# A Branching Process Model of Clonal Hematopoiesis

We propose a hierarchical branching process model for clonal hematopoiesis. The model consists of a basic model that simulates clonal expansions and an observation process that represents the detection procedures. We consider two variants for the basic model, both based on Kendall’s birth-death branching process: the first with Poisson migration, which models recurrent mutations from a fixed number of hematopoietic stem cells in spatially constrained niches, and the second with a single clone’s expansion with a random starting time point. The latter variant assumes that a single mutation event gives rise to the observed mutant clones, which is appropriate when mutations only occur once. The observation process is a binomial sampling with the sequencing coverage as the total number of samples and the ratio of mutants from the basic model as the probability of detection. We also introduce multiple-timepoint observations and formulate the model as a Hidden Markov Model, which can be estimated using Sequential Monte Carlo methods. Particularly, we derive the pmf of the two-timepoint model for estimation and the transition probability within the hidden layer.

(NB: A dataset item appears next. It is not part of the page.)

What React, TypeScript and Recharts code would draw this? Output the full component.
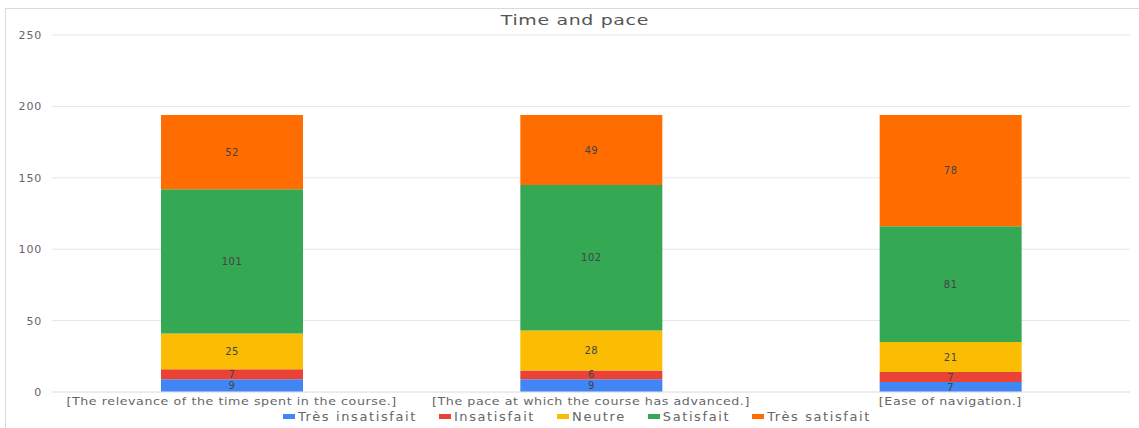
import React from "react";
import { BarChart, Bar, XAxis, YAxis, CartesianGrid, Legend, LabelList } from "recharts";

const categories = [
  "[The relevance of the time spent in the course.]",
  "[The pace at which the course has advanced.]",
  "[Ease of navigation.]",
];
const tresInsatisfait = [9, 9, 7];
const insatisfait = [7, 6, 7];
const neutre = [25, 28, 21];
const satisfait = [101, 102, 81];
const tresSatisfait = [52, 49, 78];
const yTicks = [0, 50, 100, 150, 200, 250];

const series = [
  { key: "tresInsatisfait", name: "Très insatisfait", color: "#4285F4", values: tresInsatisfait },
  { key: "insatisfait", name: "Insatisfait", color: "#EA4335", values: insatisfait },
  { key: "neutre", name: "Neutre", color: "#FBBC04", values: neutre },
  { key: "satisfait", name: "Satisfait", color: "#34A853", values: satisfait },
  { key: "tresSatisfait", name: "Très satisfait", color: "#FF6D01", values: tresSatisfait },
];

const data = categories.map((c, i) => {
  const row: Record<string, any> = { category: c };
  series.forEach((s) => (row[s.key] = s.values[i]));
  return row;
});

const font = "'DejaVu Sans', Arial, sans-serif";

const LegendContent = () => (
  <div
    style={{
      display: "flex",
      justifyContent: "center",
      alignItems: "center",
      fontSize: 13,
      letterSpacing: 1.6,
      color: "#666",
      fontFamily: font,
      paddingLeft: 40,
    }}
  >
    {series.map((s) => (
      <div key={s.key} style={{ display: "flex", alignItems: "center", marginRight: 22 }}>
        <span
          style={{ display: "inline-block", width: 12, height: 5, background: s.color, marginRight: 3 }}
        />
        <span>{s.name}</span>
      </div>
    ))}
  </div>
);

const XTick = (props: any) => {
  const { x, y, payload } = props;
  return (
    <text
      transform={`translate(${x},${y}) scale(1.15,1)`}
      textAnchor="middle"
      dy="0.71em"
      fill="#666"
      fontSize={11}
      letterSpacing={0.5}
      fontFamily={font}
    >
      {payload.value}
    </text>
  );
};

export default function App() {
  return (
    <div
      style={{
        position: "absolute",
        left: 5,
        top: 8,
        width: 1134,
        height: 420,
        borderTop: "1px solid #d9d9d9",
        borderLeft: "1px solid #d9d9d9",
        background: "#fff",
        fontFamily: font,
      }}
    >
      <div
        style={{
          position: "absolute",
          left: 4,
          width: 1130,
          top: 3,
          textAlign: "center",
          fontSize: 14,
          color: "#555",
        }}
      >
        <span style={{ display: "inline-block", transform: "scaleX(1.35)", letterSpacing: 0.5 }}>
          Time and pace
        </span>
      </div>
      <BarChart
        width={1134}
        height={420}
        data={data}
        margin={{ top: 26, right: 10, left: 0, bottom: 0 }}
        style={{ fontFamily: font }}
      >
        <CartesianGrid vertical={false} stroke="#e6e6e6" />
        <XAxis
          dataKey="category"
          axisLine={{ stroke: "#e6e6e6" }}
          tickLine={false}
          tickSize={0}
          tickMargin={5}
          height={17}
          interval={0}
          tick={<XTick />}
        />
        <YAxis
          width={46}
          domain={[0, 250]}
          ticks={yTicks}
          axisLine={false}
          tickLine={false}
          tickSize={0}
          tickMargin={10}
          tick={{ fill: "#666", fontSize: 11, letterSpacing: 0.8 }}
        />
        <Legend verticalAlign="bottom" height={20} content={LegendContent} />
        {series.map((s) => (
          <Bar
            key={s.key}
            dataKey={s.key}
            name={s.name}
            stackId="a"
            fill={s.color}
            barSize={142}
            isAnimationActive={false}
          >
            <LabelList dataKey={s.key} position="center" fill="#444" fontSize={10} letterSpacing={0.5} />
          </Bar>
        ))}
      </BarChart>
    </div>
  );
}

Our basic model, particularly Kendall’s birth-death branching process with Poisson migration, produces comparable results to Watson et al. (2020), which can be seen as an approximation of our model under a low mutation rate. Our model’s predictions are consistent with the sequencing data from nearly 50,000 healthy individuals in various studies. Furthermore, by incorporating multiple-timepoint settings, our model enables the estimation and prediction of samples collected from a single individual at different times, as well as the depiction of the entire clonal expansion history of the mutant clones from their emergence to dominance.